Yes, I know you can’t trust polls... blah de blah... but there is no other evidence to suggest that we have resonated with the general public.
'We need a core message'
True, we are are fighting against 60 years of a system that has eulogised angelic nurses and lantern-jawed doctors, but are we also undermining ourselves by the competing messages we are sending out?
I was struck that on the day that the Ipsos MORI poll came out, in addition to stories about school funding, TES was running stories calling for increased cash to go to early years and also an article by the Association of Colleges calling for more funds for FE.
Add to this continued calls from higher education, which always wants more and usually gets it (increased student fees and the abolition of the cap on student numbers already having boosted its income).
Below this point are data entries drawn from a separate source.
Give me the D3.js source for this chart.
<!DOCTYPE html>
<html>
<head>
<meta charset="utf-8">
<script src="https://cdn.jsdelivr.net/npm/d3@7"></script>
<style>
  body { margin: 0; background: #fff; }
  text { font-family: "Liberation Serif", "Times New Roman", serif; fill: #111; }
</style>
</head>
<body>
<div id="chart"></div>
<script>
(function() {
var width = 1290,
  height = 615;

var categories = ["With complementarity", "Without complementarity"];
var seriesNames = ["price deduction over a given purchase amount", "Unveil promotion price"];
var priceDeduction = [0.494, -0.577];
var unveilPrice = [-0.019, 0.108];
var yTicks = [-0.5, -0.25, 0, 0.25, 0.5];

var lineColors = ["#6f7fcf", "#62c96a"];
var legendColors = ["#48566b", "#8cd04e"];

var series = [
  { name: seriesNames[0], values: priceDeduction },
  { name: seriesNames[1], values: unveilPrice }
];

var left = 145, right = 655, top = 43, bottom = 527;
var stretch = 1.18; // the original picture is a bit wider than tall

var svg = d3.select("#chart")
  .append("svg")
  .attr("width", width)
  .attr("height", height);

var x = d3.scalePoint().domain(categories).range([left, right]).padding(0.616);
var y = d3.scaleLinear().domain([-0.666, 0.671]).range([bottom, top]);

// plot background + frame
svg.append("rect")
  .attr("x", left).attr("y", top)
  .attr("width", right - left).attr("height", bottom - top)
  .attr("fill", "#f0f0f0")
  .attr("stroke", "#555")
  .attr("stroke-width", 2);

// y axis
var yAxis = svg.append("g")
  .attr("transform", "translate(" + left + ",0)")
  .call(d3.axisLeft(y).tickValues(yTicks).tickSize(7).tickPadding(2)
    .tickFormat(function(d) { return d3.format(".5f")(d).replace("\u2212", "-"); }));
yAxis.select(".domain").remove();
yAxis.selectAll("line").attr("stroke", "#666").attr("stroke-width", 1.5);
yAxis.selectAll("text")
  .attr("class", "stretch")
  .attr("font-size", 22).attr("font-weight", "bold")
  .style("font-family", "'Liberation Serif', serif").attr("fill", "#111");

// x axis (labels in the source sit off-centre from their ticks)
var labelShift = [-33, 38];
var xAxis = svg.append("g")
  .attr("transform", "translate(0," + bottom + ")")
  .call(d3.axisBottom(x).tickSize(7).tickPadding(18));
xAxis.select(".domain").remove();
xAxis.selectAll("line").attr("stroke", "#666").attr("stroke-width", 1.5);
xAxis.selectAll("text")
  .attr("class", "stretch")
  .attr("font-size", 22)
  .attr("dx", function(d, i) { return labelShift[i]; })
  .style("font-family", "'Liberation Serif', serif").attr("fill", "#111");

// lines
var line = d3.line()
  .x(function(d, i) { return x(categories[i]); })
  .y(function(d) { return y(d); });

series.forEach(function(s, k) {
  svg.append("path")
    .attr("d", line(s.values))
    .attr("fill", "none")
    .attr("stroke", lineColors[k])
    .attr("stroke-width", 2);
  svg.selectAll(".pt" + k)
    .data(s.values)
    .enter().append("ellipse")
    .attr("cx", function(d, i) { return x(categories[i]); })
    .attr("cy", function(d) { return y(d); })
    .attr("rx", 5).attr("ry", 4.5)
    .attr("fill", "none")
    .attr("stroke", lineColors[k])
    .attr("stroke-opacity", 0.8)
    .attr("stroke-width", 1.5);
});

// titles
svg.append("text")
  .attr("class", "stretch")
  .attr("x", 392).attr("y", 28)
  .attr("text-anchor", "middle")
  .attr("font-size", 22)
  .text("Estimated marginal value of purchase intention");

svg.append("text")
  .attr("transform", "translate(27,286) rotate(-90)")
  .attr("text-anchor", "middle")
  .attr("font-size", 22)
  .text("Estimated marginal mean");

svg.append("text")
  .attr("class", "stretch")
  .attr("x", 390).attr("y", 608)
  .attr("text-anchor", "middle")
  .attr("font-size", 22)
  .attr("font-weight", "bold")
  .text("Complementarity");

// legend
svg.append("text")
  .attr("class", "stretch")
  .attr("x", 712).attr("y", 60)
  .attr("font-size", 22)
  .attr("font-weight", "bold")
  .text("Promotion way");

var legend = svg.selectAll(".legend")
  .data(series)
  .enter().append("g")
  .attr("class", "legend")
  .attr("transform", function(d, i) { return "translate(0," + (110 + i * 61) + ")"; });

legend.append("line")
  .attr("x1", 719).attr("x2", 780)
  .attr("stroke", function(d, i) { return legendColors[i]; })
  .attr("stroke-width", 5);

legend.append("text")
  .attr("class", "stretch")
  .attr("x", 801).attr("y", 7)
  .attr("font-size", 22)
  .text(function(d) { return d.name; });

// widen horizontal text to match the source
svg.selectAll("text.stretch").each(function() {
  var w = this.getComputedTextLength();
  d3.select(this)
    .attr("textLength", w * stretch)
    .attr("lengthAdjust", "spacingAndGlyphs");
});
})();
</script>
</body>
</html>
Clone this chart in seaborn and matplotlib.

Compare these competing messages with health’s simplicity: Save the NHS – increase funding now or your baby gets it (Labour by-election campaign in Copeland).
"But education is more complex and diverse," you say. Erm, health encompasses community nursing, GPs, dentists, primary care, occupational therapy, huge district hospitals and an increasing host of private companies, all asking for more cash but doing so under the NHS banner.
I’m not saying we should give up – we absolutely need to press for more funding in the budget – and we need to keep education in the limelight. As Jonathan Simons has noted, simply hoping that education goes back to being overlooked carries enormous risks.
But, to keep education in the spotlight, maybe we need a common purpose and a central message.
"Increase education funding or you baby won’t get it" – no sure start, overcrowded primary schools, a narrow curriculum in a crumbling secondary school, a minimum-wage apprenticeship, an under-resourced FE college, a debt-laden university education and a wasteland that was once adult education.
Like health, education is cradle to the grave, and we should be shouting together – not competing for the same air.